Les Inrockuptibles, 11 septembre 2001, par Fabrice Gabriel
Généalogie moteur
Un père mécanicien, une enfance entourée de bagnoles: c’est l’essence que François Bon met dans sa très belle Mécanique, celle de la mémoire.
Inutile de s’appesantir, d’amidonner encore le cliché : la mort, on le sait, fait souvent de bons livres. Celui de François Bon est exceptionnel, qui naît d’un enterrement et n’a de cesse de creuser les galeries du souvenir. Mécanique est un livre du père – de la mort et de l’enfance. Non pas un tombeau : un cimetière de voitures, plutôt.
L’originalité extrême de ce récit autobiographique tient en effet à sa manière très personnelle de reconstruire l’espace de la mémoire, à partir d’un lieu qui prend dès lors valeur de mythe, le garage. Le père aimait la mécanique, les moteurs, les marques automobiles. Tel fut le paysage d’enfance de son fils, qui deviendra en partie le territoire de ses livres, de Sortie d’usine à Paysage fer en passant par Temps machine ou Décor ciment. Mécanique livre aujourd’hui l’origine de cet imaginaire, dans un texte du retour où les repères sont d’abord des noms : « Il est temps d’ouvrir en grand les portails de ces hangars sombres d’autrefois, et laisser se refaire la mémoire depuis ces noms (et à égalité des noms de l’annuaire, ceux des marqueurs tellement précis des années, selon qu’il s’agit de Panhard 24, Simca Aronde, Citroën Ami 6), sans rien savoir encore d’où cela vous emmène. »

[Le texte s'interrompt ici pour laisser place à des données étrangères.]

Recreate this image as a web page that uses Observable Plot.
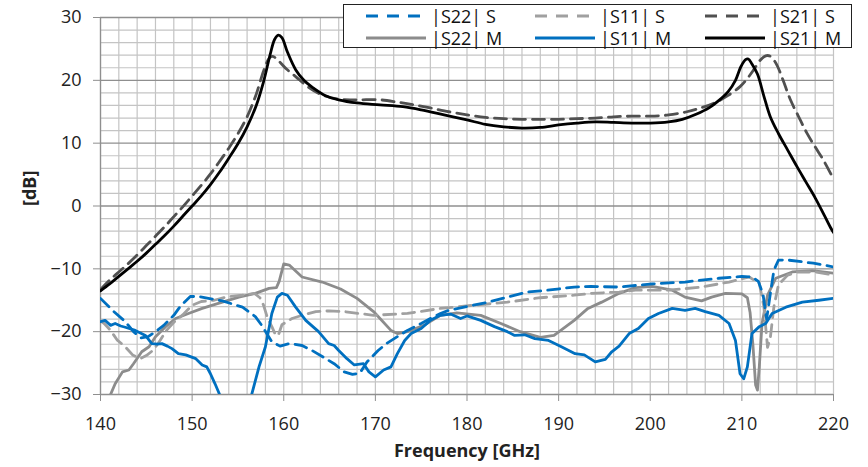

Si le but n’est pas sûr, le parcours se révèle magnifique, qui traverse par fragments la Vendée des années 60 et les maisons de l’adolescence. François Bon recompose son passé comme en hommage à son père disparu, si fier autrefois de connaître la « géométrie descriptive » : une affaire de proportion dans le rendu des volumes et des formes, qui sert aussi à la fabrication d’un livre. Ce sont ici les formes des voitures, et la précision presque maniaque de leur histoire : généalogie de la DS, souvenirs de la première 2 CV ou d’une 203 Peugeot noire, photographie fondatrice d’un énorme tracteur de marque Hercules… Et l’odeur des Gauloises dans l’habitacle, le rouge des sièges en skaï, le panonceau des huiles Castrol : autant d’indices qui pourraient faire penser au simple catalogue perecquien de souvenirs automobiles.

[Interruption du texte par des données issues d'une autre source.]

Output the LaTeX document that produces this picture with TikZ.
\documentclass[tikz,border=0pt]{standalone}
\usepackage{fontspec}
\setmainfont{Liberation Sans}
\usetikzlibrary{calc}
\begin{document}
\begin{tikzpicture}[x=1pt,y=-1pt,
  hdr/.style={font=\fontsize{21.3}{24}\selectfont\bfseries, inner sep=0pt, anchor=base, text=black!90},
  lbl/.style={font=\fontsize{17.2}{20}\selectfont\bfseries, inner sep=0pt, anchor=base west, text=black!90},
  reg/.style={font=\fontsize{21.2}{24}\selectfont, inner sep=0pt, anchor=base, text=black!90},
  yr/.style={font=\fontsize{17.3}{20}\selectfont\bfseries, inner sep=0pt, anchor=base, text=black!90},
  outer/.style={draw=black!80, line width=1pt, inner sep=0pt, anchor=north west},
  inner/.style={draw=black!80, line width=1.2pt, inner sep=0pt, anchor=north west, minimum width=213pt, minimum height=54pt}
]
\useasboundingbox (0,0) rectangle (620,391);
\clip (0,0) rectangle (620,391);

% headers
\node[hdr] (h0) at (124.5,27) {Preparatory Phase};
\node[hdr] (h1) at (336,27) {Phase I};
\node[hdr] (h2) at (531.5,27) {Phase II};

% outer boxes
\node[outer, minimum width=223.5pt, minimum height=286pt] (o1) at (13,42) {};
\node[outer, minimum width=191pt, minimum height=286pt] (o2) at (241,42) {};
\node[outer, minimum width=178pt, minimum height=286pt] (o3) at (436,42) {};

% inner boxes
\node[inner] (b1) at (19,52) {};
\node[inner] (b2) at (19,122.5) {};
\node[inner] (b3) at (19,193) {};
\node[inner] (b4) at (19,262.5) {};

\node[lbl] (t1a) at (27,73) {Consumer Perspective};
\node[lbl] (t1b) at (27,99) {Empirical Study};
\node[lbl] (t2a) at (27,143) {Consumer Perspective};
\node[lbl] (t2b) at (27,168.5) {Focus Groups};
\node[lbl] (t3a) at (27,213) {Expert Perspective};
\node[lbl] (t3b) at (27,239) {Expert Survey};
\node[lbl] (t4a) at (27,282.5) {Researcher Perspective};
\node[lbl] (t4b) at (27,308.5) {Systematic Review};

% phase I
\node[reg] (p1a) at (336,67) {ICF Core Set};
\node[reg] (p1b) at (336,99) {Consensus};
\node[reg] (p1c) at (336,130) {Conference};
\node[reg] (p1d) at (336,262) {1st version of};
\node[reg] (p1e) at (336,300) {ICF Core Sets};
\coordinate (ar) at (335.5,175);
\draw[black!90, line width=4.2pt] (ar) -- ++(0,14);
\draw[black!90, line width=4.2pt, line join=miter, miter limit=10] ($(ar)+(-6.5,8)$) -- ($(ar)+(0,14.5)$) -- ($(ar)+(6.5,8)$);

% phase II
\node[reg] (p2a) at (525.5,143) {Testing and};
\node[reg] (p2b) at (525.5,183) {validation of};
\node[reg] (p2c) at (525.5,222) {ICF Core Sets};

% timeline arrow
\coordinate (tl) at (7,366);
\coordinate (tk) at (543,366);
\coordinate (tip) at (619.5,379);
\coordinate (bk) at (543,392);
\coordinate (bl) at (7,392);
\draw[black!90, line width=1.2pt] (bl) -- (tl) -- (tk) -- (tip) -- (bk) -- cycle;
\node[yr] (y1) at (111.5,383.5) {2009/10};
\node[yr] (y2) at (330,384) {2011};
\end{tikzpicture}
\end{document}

Mais le récit va plus loin, plus vite : nourrie de détails et de listes, l’écriture circule dans le labyrinthe du passé en feignant d’ignorer que la route, un jour, se transforme en impasse. Au bout du livre, il y a pourtant la mort. Même si « les voitures sont en bas », qui attendent les personnes présentes aux obsèques du père, on devine d’autres pannes à venir, la fatalité de la rouille, le destin des épaves. Mécanique : c’est celle aussi des corps, qui se réparent parfois, mais ne se remplacent jamais.
Il appartient alors aux fils de sauver leur mémoire, à l’écriture de véhiculer leur histoire. Le livre de François Bon y parvient avec une justesse qui force l’admiration : on a rarement éprouvé avec autant d’acuité la pulsation inquiète de toute machine humaine.
L’écriture circule dans le labyrinthe du passé en feignant d’ignorer que la route, un jour, se transforme en impasse.